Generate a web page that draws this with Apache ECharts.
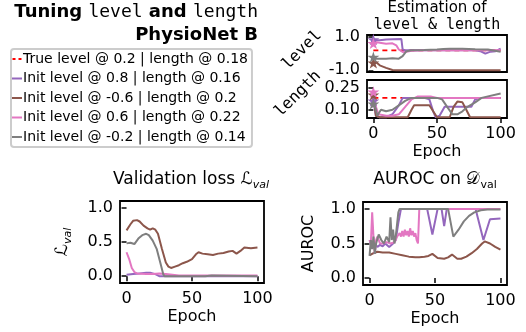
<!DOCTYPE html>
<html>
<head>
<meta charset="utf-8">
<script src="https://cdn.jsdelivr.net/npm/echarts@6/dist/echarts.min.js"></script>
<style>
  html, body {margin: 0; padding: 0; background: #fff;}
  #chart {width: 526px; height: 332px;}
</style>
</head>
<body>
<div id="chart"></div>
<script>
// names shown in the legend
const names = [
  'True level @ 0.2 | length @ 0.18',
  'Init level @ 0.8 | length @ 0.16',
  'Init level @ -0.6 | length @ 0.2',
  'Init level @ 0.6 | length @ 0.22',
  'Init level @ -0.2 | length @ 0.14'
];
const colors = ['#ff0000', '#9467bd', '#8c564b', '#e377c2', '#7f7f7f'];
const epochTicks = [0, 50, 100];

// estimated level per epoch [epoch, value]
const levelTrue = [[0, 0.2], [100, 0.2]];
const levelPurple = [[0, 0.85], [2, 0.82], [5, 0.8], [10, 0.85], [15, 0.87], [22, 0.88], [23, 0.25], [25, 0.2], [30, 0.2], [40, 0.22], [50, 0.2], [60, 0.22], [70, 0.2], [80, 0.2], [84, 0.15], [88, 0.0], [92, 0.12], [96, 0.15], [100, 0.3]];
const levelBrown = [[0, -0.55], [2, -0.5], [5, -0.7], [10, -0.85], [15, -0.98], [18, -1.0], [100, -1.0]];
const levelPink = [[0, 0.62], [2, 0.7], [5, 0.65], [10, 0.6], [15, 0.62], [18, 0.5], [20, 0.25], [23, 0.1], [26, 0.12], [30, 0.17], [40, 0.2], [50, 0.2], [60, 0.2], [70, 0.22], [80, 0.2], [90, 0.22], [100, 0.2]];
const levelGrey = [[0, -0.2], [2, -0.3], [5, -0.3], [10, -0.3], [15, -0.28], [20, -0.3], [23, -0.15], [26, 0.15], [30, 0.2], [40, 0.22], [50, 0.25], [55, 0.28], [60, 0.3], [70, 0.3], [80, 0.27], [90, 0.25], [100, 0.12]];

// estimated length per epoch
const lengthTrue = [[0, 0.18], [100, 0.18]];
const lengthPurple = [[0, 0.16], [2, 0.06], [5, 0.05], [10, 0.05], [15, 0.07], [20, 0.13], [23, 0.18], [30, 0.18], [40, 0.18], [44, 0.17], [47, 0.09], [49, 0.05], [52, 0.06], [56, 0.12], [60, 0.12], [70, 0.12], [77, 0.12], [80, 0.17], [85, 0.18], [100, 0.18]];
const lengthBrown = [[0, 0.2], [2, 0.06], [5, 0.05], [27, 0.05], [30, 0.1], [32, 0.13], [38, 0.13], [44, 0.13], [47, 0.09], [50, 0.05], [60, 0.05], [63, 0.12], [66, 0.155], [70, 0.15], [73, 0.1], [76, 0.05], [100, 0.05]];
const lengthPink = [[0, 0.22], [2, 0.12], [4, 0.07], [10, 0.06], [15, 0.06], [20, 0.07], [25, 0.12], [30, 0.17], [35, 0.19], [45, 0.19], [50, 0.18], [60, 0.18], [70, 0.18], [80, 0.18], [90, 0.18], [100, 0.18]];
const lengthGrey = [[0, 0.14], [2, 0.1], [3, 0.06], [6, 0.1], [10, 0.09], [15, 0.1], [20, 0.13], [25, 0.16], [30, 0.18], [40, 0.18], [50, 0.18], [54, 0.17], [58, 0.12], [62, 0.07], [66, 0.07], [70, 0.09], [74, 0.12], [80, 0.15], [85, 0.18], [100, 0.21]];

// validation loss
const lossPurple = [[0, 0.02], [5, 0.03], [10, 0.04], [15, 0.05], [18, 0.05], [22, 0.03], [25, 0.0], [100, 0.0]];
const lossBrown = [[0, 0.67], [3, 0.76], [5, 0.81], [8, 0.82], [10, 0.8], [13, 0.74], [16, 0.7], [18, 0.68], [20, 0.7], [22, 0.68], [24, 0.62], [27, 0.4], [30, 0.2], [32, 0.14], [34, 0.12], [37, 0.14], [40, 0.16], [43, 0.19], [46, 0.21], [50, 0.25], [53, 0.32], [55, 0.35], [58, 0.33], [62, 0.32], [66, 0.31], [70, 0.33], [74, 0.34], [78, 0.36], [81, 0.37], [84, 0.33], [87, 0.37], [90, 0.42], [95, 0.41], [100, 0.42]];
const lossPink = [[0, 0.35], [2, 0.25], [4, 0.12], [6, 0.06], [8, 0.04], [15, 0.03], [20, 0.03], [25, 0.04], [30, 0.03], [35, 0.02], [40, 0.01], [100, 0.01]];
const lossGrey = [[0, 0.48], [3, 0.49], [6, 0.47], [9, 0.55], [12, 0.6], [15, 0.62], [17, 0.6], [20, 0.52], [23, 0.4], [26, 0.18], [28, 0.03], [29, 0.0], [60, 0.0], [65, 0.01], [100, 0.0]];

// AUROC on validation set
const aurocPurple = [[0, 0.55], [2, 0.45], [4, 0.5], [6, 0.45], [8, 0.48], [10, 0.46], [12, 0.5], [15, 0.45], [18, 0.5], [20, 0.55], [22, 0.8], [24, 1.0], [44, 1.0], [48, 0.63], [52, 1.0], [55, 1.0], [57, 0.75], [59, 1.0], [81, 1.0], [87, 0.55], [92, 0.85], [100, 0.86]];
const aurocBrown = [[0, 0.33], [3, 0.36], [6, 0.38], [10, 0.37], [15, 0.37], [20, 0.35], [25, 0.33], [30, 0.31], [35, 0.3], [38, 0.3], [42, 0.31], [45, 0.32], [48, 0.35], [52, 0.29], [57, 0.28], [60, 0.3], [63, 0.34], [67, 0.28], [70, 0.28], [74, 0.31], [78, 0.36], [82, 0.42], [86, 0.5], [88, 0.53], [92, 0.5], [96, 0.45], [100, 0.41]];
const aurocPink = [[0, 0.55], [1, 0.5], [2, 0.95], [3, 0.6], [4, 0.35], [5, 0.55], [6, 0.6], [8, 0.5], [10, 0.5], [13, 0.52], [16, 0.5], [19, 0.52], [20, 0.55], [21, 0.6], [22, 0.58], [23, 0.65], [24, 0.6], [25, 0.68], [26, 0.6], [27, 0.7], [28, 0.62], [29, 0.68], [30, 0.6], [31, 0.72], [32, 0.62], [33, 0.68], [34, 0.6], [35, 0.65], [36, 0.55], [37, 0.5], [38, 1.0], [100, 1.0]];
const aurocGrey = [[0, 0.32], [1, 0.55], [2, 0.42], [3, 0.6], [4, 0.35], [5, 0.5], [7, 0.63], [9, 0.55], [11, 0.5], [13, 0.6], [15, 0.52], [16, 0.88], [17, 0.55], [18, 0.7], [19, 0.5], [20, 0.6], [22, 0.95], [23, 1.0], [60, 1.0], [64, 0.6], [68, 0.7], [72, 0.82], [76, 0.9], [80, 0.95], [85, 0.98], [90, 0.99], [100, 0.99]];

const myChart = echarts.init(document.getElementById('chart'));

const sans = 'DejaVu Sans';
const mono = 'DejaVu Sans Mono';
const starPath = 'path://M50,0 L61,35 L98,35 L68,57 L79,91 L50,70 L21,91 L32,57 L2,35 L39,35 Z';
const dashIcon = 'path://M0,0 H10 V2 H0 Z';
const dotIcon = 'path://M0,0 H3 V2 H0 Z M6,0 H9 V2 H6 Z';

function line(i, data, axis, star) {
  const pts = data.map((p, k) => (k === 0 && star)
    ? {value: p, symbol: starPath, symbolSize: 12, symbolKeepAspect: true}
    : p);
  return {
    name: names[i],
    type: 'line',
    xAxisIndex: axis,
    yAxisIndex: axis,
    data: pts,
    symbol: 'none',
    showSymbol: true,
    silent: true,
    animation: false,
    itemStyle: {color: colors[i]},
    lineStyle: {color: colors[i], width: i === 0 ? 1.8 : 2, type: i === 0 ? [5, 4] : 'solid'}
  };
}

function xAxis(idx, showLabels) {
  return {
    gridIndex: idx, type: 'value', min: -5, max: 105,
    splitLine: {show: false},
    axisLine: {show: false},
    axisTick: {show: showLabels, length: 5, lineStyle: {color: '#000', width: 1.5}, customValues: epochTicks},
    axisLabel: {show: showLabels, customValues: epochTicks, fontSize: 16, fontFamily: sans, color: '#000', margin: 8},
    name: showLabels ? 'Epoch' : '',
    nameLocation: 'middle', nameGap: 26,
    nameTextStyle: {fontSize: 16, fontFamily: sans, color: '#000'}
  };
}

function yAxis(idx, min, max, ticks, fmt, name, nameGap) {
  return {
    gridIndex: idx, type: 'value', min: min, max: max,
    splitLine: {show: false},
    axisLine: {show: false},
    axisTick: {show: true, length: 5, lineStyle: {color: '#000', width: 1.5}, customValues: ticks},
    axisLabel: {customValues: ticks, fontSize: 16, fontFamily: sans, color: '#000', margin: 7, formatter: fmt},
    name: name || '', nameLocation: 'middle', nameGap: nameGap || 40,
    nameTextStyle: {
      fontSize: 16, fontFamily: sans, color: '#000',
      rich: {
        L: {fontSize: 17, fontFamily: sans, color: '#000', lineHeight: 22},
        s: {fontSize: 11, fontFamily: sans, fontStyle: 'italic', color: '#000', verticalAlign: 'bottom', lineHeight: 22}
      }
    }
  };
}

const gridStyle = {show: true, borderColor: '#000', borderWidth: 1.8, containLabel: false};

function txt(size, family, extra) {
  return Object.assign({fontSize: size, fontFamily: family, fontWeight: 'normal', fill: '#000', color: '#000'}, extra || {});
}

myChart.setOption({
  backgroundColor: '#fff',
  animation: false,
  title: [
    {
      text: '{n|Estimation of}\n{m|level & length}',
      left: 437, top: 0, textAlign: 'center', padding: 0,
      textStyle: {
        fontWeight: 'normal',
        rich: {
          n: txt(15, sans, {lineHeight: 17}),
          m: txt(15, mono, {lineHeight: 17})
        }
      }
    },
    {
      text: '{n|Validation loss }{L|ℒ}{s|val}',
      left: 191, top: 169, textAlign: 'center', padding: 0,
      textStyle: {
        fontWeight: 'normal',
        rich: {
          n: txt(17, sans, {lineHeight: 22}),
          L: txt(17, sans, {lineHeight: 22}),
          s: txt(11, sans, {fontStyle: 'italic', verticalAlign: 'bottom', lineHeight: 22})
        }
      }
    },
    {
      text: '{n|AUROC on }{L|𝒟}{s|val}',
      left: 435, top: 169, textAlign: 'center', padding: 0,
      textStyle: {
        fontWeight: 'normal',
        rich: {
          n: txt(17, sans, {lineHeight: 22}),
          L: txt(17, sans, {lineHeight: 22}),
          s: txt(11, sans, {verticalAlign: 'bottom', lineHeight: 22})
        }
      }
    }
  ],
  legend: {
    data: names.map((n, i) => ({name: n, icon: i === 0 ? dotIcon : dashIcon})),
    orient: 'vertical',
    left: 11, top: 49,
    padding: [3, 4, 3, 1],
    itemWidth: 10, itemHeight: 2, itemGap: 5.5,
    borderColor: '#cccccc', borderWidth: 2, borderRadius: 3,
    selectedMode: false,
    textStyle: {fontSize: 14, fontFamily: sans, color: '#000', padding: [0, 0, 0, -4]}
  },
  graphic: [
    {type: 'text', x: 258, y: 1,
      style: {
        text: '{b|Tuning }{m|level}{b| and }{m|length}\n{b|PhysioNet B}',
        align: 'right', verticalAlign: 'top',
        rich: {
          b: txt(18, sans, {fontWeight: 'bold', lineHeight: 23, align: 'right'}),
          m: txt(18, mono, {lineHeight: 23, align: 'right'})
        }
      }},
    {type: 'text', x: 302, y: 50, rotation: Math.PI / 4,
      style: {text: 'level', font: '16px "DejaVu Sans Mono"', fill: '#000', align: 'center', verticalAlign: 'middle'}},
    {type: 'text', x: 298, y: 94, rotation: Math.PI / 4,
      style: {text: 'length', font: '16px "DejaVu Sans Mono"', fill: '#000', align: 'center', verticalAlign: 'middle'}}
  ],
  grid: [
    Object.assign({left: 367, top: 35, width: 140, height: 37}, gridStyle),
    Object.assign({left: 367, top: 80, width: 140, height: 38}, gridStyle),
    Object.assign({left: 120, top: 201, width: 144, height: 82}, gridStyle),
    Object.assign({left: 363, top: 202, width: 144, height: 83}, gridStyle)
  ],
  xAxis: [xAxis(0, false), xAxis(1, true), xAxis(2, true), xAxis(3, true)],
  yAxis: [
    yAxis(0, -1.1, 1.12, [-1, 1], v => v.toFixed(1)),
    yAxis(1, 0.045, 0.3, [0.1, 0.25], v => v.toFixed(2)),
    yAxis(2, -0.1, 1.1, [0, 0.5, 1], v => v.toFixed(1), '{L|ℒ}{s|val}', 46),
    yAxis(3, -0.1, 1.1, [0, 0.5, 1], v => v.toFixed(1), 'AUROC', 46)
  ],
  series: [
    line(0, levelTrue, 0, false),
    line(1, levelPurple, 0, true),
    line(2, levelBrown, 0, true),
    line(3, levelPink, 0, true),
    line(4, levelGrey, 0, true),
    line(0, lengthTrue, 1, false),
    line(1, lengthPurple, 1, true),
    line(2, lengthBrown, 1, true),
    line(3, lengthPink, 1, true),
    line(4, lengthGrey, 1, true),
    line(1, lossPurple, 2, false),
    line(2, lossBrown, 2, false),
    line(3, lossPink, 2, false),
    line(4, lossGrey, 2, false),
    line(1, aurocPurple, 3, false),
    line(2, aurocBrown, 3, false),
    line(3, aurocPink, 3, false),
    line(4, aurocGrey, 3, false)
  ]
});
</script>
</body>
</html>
============================================================
- _STATED EXERCISE_
Reproduce only the lines from the beginning of the data through the line that contains "const epochTicks = [0, 50, 100];", both included, and please drop the pictures.

- _EXERCISE SOLUTION_
Generate a web page that draws this with Apache ECharts.
<!DOCTYPE html>
<html>
<head>
<meta charset="utf-8">
<script src="https://cdn.jsdelivr.net/npm/echarts@6/dist/echarts.min.js"></script>
<style>
  html, body {margin: 0; padding: 0; background: #fff;}
  #chart {width: 526px; height: 332px;}
</style>
</head>
<body>
<div id="chart"></div>
<script>
// names shown in the legend
const names = [
  'True level @ 0.2 | length @ 0.18',
  'Init level @ 0.8 | length @ 0.16',
  'Init level @ -0.6 | length @ 0.2',
  'Init level @ 0.6 | length @ 0.22',
  'Init level @ -0.2 | length @ 0.14'
];
const colors = ['#ff0000', '#9467bd', '#8c564b', '#e377c2', '#7f7f7f'];
const epochTicks = [0, 50, 100];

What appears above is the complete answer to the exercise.